25.Le Comité recommande à l’État partie de ratifier les modifications apportées au paragraphe 6 de l’article 8 de la Convention, adoptées le 15 janvier 1992 à la quatorzième réunion des États parties à la Convention et approuvées par l’Assemblée générale dans sa résolution 47/111 du 16 décembre 1992. À cet égard, le Comité cite la résolution 63/243 de l’Assemblée générale en date du 22 janvier 2009, dans laquelle l’Assemblée demande instamment aux États parties d’accélérer leurs procédures internes de ratification des modifications et d’informer par écrit le Secrétaire général, dans les meilleurs délais, de leur acceptation de ces modifications.

26.Le Comité recommande que les rapports de l’État partie soient rendus publics dès leur présentation et que les observations du Comité concernant ces rapports soient également publiées dans les langues officielles et nationales de l’État partie.

27.Le Comité invite l’État partie à mettre son document de base à jour conformément aux directives harmonisées concernant l’établissement de rapports destinés aux organes créés en vertu d’instruments internationaux relatifs aux droits de l’homme, en particulier les instructions relatives au document de base commun, adoptées lors de la cinquième réunion intercomités des organes créés en vertu d’instruments internationaux relatifs aux droits de l’homme, tenue en juin 2006 (HRI/GEN/2/Rev.4).

28.Conformément au paragraphe 1 de l’article 9 de la Convention et à l’article 65 de son règlement intérieur, tel que modifié, le Comité prie l’État partie de l’informer de la suite donnée aux recommandations figurant aux paragraphes 12, 19 et 20 ci‑dessus dans un délai d’un an à compter de l’adoption des présentes observations finales.

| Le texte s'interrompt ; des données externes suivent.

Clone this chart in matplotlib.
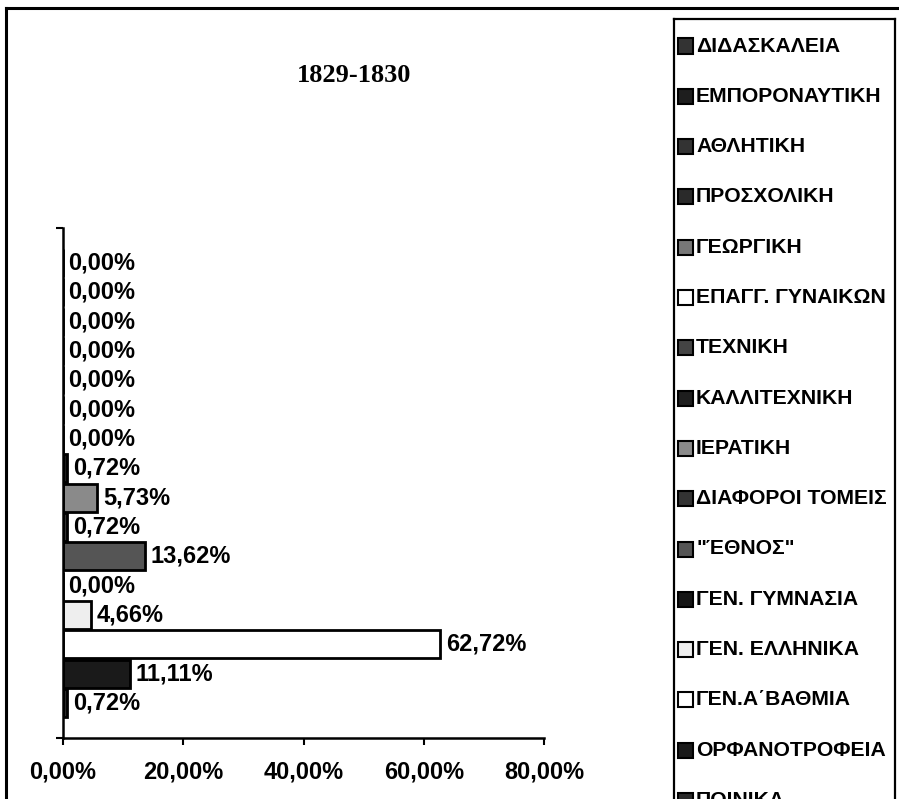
import matplotlib
matplotlib.use("Agg")
import matplotlib.pyplot as plt
from matplotlib.patches import Rectangle
from matplotlib.lines import Line2D
from matplotlib.ticker import FuncFormatter

# Data (legend order, top bar first)
categories = ["ΔΙΔΑΣΚΑΛΕΙΑ", "ΕΜΠΟΡΟΝΑΥΤΙΚΗ", "ΑΘΛΗΤΙΚΗ", "ΠΡΟΣΧΟΛΙΚΗ",
              "ΓΕΩΡΓΙΚΗ", "ΕΠΑΓΓ. ΓΥΝΑΙΚΩΝ", "ΤΕΧΝΙΚΗ", "ΚΑΛΛΙΤΕΧΝΙΚΗ",
              "ΙΕΡΑΤΙΚΗ", "ΔΙΑΦΟΡΟΙ ΤΟΜΕΙΣ", "\"ΈΘΝΟΣ\"", "ΓΕΝ. ΓΥΜΝΑΣΙΑ",
              "ΓΕΝ. ΕΛΛΗΝΙΚΑ", "ΓΕΝ.Α΄ΒΑΘΜΙΑ", "ΟΡΦΑΝΟΤΡΟΦΕΙΑ", "ΠΟΙΝΙΚΑ"]
values = [0.00, 0.00, 0.00, 0.00, 0.00, 0.00, 0.00, 0.72,
          5.73, 0.72, 13.62, 0.00, 4.66, 62.72, 11.11, 0.72]
x_ticks = [0, 20, 40, 60, 80]
title = "1829-1830"

fills = ["#333333", "#1e1e1e", "#333333", "#2a2a2a", "#777777", "#ffffff",
         "#444444", "#1e1e1e", "#8a8a8a", "#333333", "#555555", "#151515",
         "#eeeeee", "#ffffff", "#1a1a1a", "#2a2a2a"]

W, H = 899, 799
fig = plt.figure(figsize=(W / 100, H / 100), dpi=100)
fig.patch.set_facecolor("white")

def fx(x):
    return x / W

def fy(y):
    return 1 - y / H

sans = "Liberation Sans"

# Axes area
left, right, top, bottom = 63, 544, 228, 738
ax = fig.add_axes([fx(left), fy(bottom), fx(right) - fx(left), fy(top) - fy(bottom)])
n = len(values)
ypos = [n - 1 - i for i in range(n)]
ax.barh(ypos, values, height=0.95, color=fills, edgecolor="black", linewidth=2)
for y, v in zip(ypos, values):
    ax.annotate(f"{v:.2f}%".replace(".", ","), (v, y), xytext=(4, 0),
                textcoords="offset points", va="center", ha="left",
                fontsize=17, fontweight="bold", family=sans)
ax.set_xlim(0, 80)
ax.set_ylim(-1.19, n - 1 + 1.19)
ax.set_xticks(x_ticks)
ax.xaxis.set_major_formatter(FuncFormatter(lambda v, p: f"{v:.2f}%".replace(".", ",")))
ax.set_yticks([-1.19, n - 1 + 1.19])
ax.set_yticklabels([])
for s in ["top", "right"]:
    ax.spines[s].set_visible(False)
for s in ["left", "bottom"]:
    ax.spines[s].set_linewidth(1.8)
ax.tick_params(axis="x", direction="out", length=5, width=1.5, pad=11)
ax.tick_params(axis="y", direction="out", length=5, width=1.5)
for lab in ax.get_xticklabels():
    lab.set_fontsize(17)
    lab.set_fontweight("bold")
    lab.set_family(sans)
ax.set_facecolor("none")

# Title
fig.text(fx(354), fy(76), title, ha="center", va="center", fontsize=19,
         fontweight="bold", family="Liberation Serif")

# Outer frame
fig.add_artist(Line2D([fx(6), fx(6)], [fy(8), fy(820)], color="black", lw=2.2))
fig.add_artist(Line2D([fx(6), fx(920)], [fy(8), fy(8)], color="black", lw=2.2))

# Legend box
fig.add_artist(Line2D([fx(674), fx(674)], [fy(19), fy(820)], color="black", lw=1.6))
fig.add_artist(Line2D([fx(674), fx(895)], [fy(19), fy(19)], color="black", lw=1.6))
fig.add_artist(Line2D([fx(895), fx(895)], [fy(19), fy(820)], color="black", lw=1.6))

for i, (c, f) in enumerate(zip(categories, fills)):
    yc = 46 + 50.3 * i
    fig.add_artist(Rectangle((fx(678), fy(yc + 7.5)), fx(15), 15 / H,
                             facecolor=f, edgecolor="black", lw=1.5))
    fig.text(fx(696), fy(yc), c, ha="left", va="center", fontsize=15.2,
             fontweight="bold", family=sans)

fig.savefig("out.png", dpi=100)
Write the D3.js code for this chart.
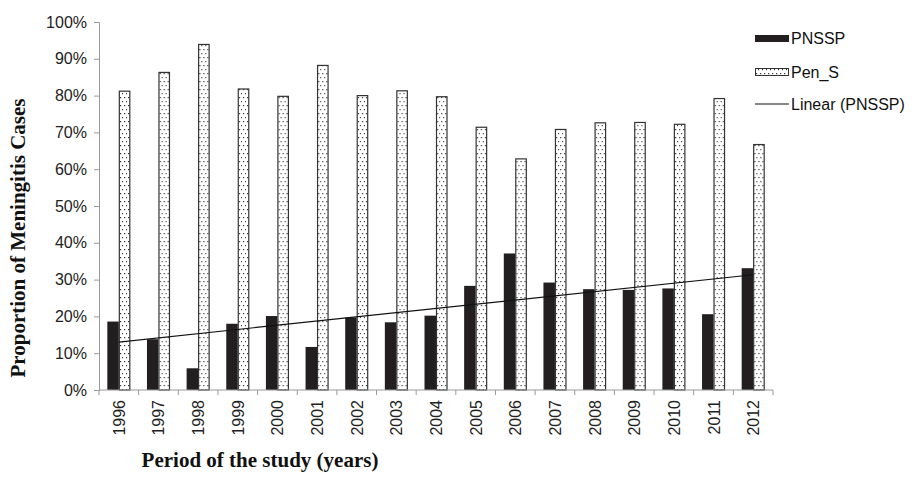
<!DOCTYPE html>
<html>
<head>
<meta charset="utf-8">
<script src="https://cdn.jsdelivr.net/npm/d3@7"></script>
<style>
  body { margin: 0; background: #fff; }
  svg { display: block; }
  .tick text { font-family: "Liberation Sans", Arial, sans-serif; font-size: 16px; fill: #222; }
  .axis-title { font-family: "Liberation Serif", "Times New Roman", serif; font-weight: bold; font-size: 21px; fill: #111; }
  .legend text { font-family: "Liberation Sans", Arial, sans-serif; font-size: 16px; fill: #111; }
</style>
</head>
<body>
<svg id="chart" width="915" height="478"></svg>
<script>
// data
const years = ["1996","1997","1998","1999","2000","2001","2002","2003","2004",
               "2005","2006","2007","2008","2009","2010","2011","2012"];
const pnssp = [18.6, 13.8, 5.9, 18.0, 20.1, 11.7, 19.7, 18.4, 20.2,
               28.3, 37.1, 29.2, 27.4, 27.2, 27.6, 20.6, 33.1];
const penS  = [81.2, 86.3, 93.9, 81.8, 79.8, 88.2, 80.0, 81.3, 79.7,
               71.4, 62.8, 70.8, 72.6, 72.7, 72.2, 79.2, 66.7];
const yTicks = [0, 10, 20, 30, 40, 50, 60, 70, 80, 90, 100];
const seriesNames = ["PNSSP", "Pen_S"];

const margin = {left: 99, top: 22, right: 142, bottom: 88};
const width = 915, height = 478;

let svg = d3.select("#chart");

// dotted fill for the Pen_S bars
let pattern = svg.append("defs").append("pattern")
    .attr("id", "dots")
    .attr("width", 4)
    .attr("height", 8)
    .attr("patternUnits", "userSpaceOnUse");
pattern.append("rect").attr("width", 4).attr("height", 8).attr("fill", "#fff");
pattern.append("rect").attr("x", 1).attr("y", 1).attr("width", 1.2).attr("height", 1.2).attr("fill", "#333");
pattern.append("rect").attr("x", 3).attr("y", 5).attr("width", 1.2).attr("height", 1.2).attr("fill", "#333");

let x = d3.scaleBand()
    .domain(years)
    .range([margin.left, width - margin.right]);
let groupW = 23;
let xSub = d3.scaleBand()
    .domain(seriesNames)
    .range([(x.bandwidth() - groupW) / 2, (x.bandwidth() + groupW) / 2]);
let y = d3.scaleLinear()
    .domain([0, 100])
    .range([height - margin.bottom, margin.top]);

// y axis
let yAxis = svg.append("g")
    .attr("transform", "translate(" + margin.left + ",0)")
    .call(d3.axisLeft(y).tickValues(yTicks).tickFormat(d => d + "%").tickSize(5).tickPadding(7));
yAxis.select(".domain").attr("stroke", "#999");
yAxis.selectAll(".tick line").attr("stroke", "#999");

// bars
let data = years.map((yr, i) => ({year: yr, PNSSP: pnssp[i], Pen_S: penS[i]}));
let groups = svg.append("g").selectAll("g")
    .data(data)
    .enter().append("g")
    .attr("transform", d => "translate(" + x(d.year) + ",0)");

groups.append("rect")
    .attr("x", xSub("PNSSP"))
    .attr("y", d => y(d.PNSSP))
    .attr("width", xSub.bandwidth())
    .attr("height", d => y(0) - y(d.PNSSP))
    .attr("fill", "#231f20");

groups.append("rect")
    .attr("x", xSub("Pen_S") + 0.5)
    .attr("y", d => y(d.Pen_S))
    .attr("width", xSub.bandwidth() - 1)
    .attr("height", d => y(0) - y(d.Pen_S))
    .attr("fill", "url(#dots)")
    .attr("stroke", "#333")
    .attr("stroke-width", 1.2);

// x axis with ticks on category boundaries
let xg = svg.append("g")
    .attr("transform", "translate(0," + y(0) + ")");
xg.append("line")
    .attr("x1", margin.left).attr("x2", width - margin.right)
    .attr("stroke", "#999");
xg.selectAll(".bound")
    .data(years.concat(["end"]))
    .enter().append("line")
    .attr("x1", (d, i) => margin.left + i * x.step())
    .attr("x2", (d, i) => margin.left + i * x.step())
    .attr("y2", 5)
    .attr("stroke", "#999");
xg.selectAll(".lab")
    .data(years)
    .enter().append("text")
    .attr("transform", d => "translate(" + (x(d) + x.bandwidth() / 2 + 6) + ",10) rotate(-90)")
    .attr("text-anchor", "end")
    .style("font-family", "Liberation Sans, Arial, sans-serif")
    .style("font-size", "16px")
    .attr("fill", "#222")
    .text(d => d);

// linear trend of PNSSP (least squares)
let n = pnssp.length;
let xs = d3.range(1, n + 1);
let mx = d3.mean(xs), my = d3.mean(pnssp);
let slope = d3.sum(xs, (v, i) => (v - mx) * (pnssp[i] - my)) / d3.sum(xs, v => (v - mx) * (v - mx));
let icpt = my - slope * mx;
svg.append("line")
    .attr("x1", x(years[0]) + x.bandwidth() / 2)
    .attr("y1", y(icpt + slope * 1))
    .attr("x2", x(years[n - 1]) + x.bandwidth() / 2)
    .attr("y2", y(icpt + slope * n))
    .attr("stroke", "#111")
    .attr("stroke-width", 1.2);

// axis titles
svg.append("text")
    .attr("class", "axis-title")
    .attr("transform", "translate(25,238) rotate(-90)")
    .attr("text-anchor", "middle")
    .text("Proportion of Meningitis Cases");
svg.append("text")
    .attr("class", "axis-title")
    .attr("x", 260)
    .attr("y", 467)
    .attr("text-anchor", "middle")
    .text("Period of the study (years)");

// legend
let legend = svg.append("g").attr("class", "legend").attr("transform", "translate(755,0)");
legend.append("rect").attr("x", 0).attr("y", 35).attr("width", 34).attr("height", 7).attr("fill", "#231f20");
legend.append("text").attr("x", 36).attr("y", 44).text("PNSSP");
legend.append("rect").attr("x", 0.5).attr("y", 68.5).attr("width", 33).attr("height", 7)
    .attr("fill", "url(#dots)").attr("stroke", "#333");
legend.append("text").attr("x", 36).attr("y", 78).text("Pen_S");
legend.append("line").attr("x1", 0).attr("x2", 34).attr("y1", 104).attr("y2", 104)
    .attr("stroke", "#111").attr("stroke-width", 1.2);
legend.append("text").attr("x", 36).attr("y", 110).text("Linear (PNSSP)");
</script>
</body>
</html>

29.Le Comité recommande à l’État partie de soumettre ses neuvième et dixième rapports périodiques en un seul document le 12 octobre 2011 au plus tard, en tenant compte des directives pour l’établissement du document se rapportant spécifiquement à la Convention adoptées par le Comité à sa soixante et onzième session (CERD/C/2007/1), et en veillant à répondre à tous les points soulevés dans les présentes observations finales.